Teenager Daniel LaRusso is not having the greatest of times; at the beginning of the beloved film ‘The Karate Kid’ (1984), he is overcoming the death of his father, and facing a new life with his mother in California. Daniel is what many of the kids in the eighties dreamt to be: the Karate Kid. At the start of the story is a young, rough talent in the art of karate. Unfortunately for him, he always has a bully who shows him just how meagre his karate skill really is. Daniel is the underdog, and his progress to become the better man is made all the more fun to watch with the kick-ass character moves and – most importantly – his incredibly odd teacher, Mr Miyagi.

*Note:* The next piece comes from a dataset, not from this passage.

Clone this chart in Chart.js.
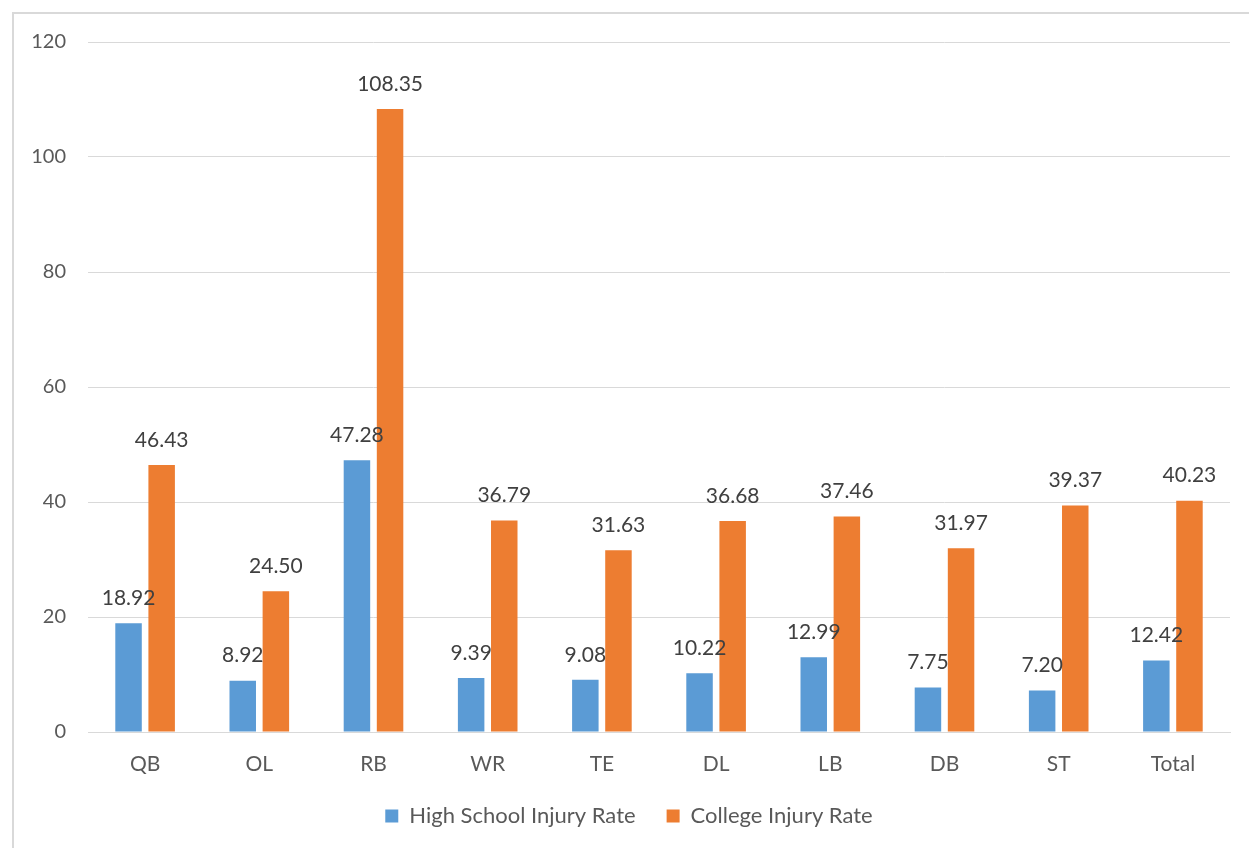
<!DOCTYPE html>
<html>
<head>
<meta charset="utf-8">
<script src="https://cdn.jsdelivr.net/npm/chart.js@4.4.1/dist/chart.umd.min.js"></script>
<style>
  html, body { margin: 0; padding: 0; background: #fff; overflow: hidden; }
  #frame { position: absolute; left: 12px; top: 12px; width: 1300px; height: 900px; border: 2px solid #d9d9d9; }
  #wrap { position: absolute; left: 0; top: 0; width: 1249px; height: 848px; }
</style>
</head>
<body>
<div id="frame"></div>
<div id="wrap"><canvas id="chart"></canvas></div>
<script>
const positions = ['QB', 'OL', 'RB', 'WR', 'TE', 'DL', 'LB', 'DB', 'ST', 'Total'];
const highSchoolRate = [18.92, 8.92, 47.28, 9.39, 9.08, 10.22, 12.99, 7.75, 7.20, 12.42];
const collegeRate = [46.43, 24.50, 108.35, 36.79, 31.63, 36.68, 37.46, 31.97, 39.37, 40.23];
const yTicks = [0, 20, 40, 60, 80, 100, 120];

const FONT = 'Lato, "Open Sans", sans-serif';

// value labels above each bar
const barLabels = {
  id: 'barLabels',
  afterDatasetsDraw(chart) {
    const ctx = chart.ctx;
    ctx.save();
    ctx.font = '21px ' + FONT;
    ctx.fillStyle = '#404040';
    ctx.textAlign = 'center';
    ctx.textBaseline = 'middle';
    chart.data.datasets.forEach((ds, i) => {
      chart.getDatasetMeta(i).data.forEach((bar, j) => {
        ctx.fillText(ds.data[j].toFixed(2), bar.x, bar.y - 25);
      });
    });
    ctx.restore();
  },
};

new Chart(document.getElementById('chart'), {
  type: 'bar',
  data: {
    labels: positions,
    datasets: [
      {
        label: 'High School Injury Rate',
        data: highSchoolRate,
        backgroundColor: '#5B9BD5',
        barPercentage: 0.8,
        categoryPercentage: 0.58,
      },
      {
        label: 'College Injury Rate',
        data: collegeRate,
        backgroundColor: '#ED7D31',
        barPercentage: 0.8,
        categoryPercentage: 0.58,
      },
    ],
  },
  options: {
    responsive: true,
    maintainAspectRatio: false,
    animation: false,
    layout: {
      padding: { top: 42, right: 19, left: 28, bottom: 11 },
    },
    plugins: {
      legend: {
        position: 'bottom',
        labels: {
          font: { size: 22, family: FONT },
          color: '#595959',
          boxWidth: 13,
          boxHeight: 13,
          padding: 31,
        },
      },
      tooltip: { enabled: false },
    },
    scales: {
      x: {
        grid: { display: false, drawTicks: false },
        border: { color: '#d9d9d9', width: 1 },
        afterFit: (scale) => {
          scale.height = 42;
        },
        ticks: {
          font: { size: 21, family: FONT },
          color: '#595959',
          padding: 20,
          maxRotation: 0,
        },
      },
      y: {
        min: 0,
        max: 120,
        afterBuildTicks: (scale) => {
          scale.ticks = yTicks.map((v) => ({ value: v }));
        },
        afterFit: (scale) => {
          scale.width = 60;
        },
        grid: { color: '#d9d9d9', lineWidth: 1, drawTicks: false },
        border: { display: false },
        ticks: {
          font: { size: 20, family: FONT },
          color: '#595959',
          padding: 22,
        },
      },
    },
  },
  plugins: [barLabels],
});
</script>
</body>
</html>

Mr Miyagi is a war veteran from Okinawa, and working as a handyman for the apartments which Daniel and his mother have just moved in to. Fortunately for Daniel, is he also highly skilled in karate. After witnessing one of Daniel’s beatings at the hand of Johnny Lawrence of the Cobra Kai, he steps in to stop the bullying once and for all. His challenge to the Cobra Kai sensei drives the movie to its ultimate climax, where Daniel fights Johnny using all the things that Mr Miyagi has taught him. Admittedly, the way in which he taught these skills was a little…interesting, to say the least. Mr Miyagi believes that constant repetition of monotonous tasks will help Daniel to learn the most important moves of karate: “Wax on, wax off” comes from Daniel’s task to wax Mr Miyagi’s car, for example, but also teaches him a defensive blocking technique which is integral to karate. All in all, Mr Miyagi would be the sort of mentor you would wish for; his choice of words are a little frustrating and confusing, but maybe that’s all part of being a great tutor (another example would be the grammatically-odd Yoda from Star Wars). He is certainly indispensible when it comes to his pearls of wisdom for Daniel, and in the end becomes a father figure to him.
Of course, alongside the wise and honourable teacher, there must be an antagonist for the protagonist. In The Karate Kid world, this is the Cobra Kai. A karate dojo in which unethical karate moves are taught, the Cobra Kai group cut a formidable figure for Daniel to have to beat. They are trained by their sensei John Kreese; an ex-serviceman who obviously hadn’t gotten out of the habit of shouting orders at the top of his voice. The Cobra Kai are moulded in his image, a group of karate students who are both brutal and dishonourable. You may secretly wish deep down to be able fight with a Cobra Kai, but as always the bad guys get their comeuppance in the end. The Daniel LaRusso/Johnny Lawrence fight is a great moment in the film to watch, even if it’s just on its own; the final crane kick to the jaw ending the film depicting perfectly Daniel’s new found confidence and skill.
Daniel LaRusso, Mr Miyagi and the Cobra Kai are the three main elements to The Karate Kid, embodying the good, the bad and the ugly that the young protagonist meets along his journey. Because of course, not only does Daniel learn some impressive moves during the movie, but he also becomes a better person within himself. And after all, isn’t that one of the best ways to end a movie? Corny, yes, but it still makes you smile.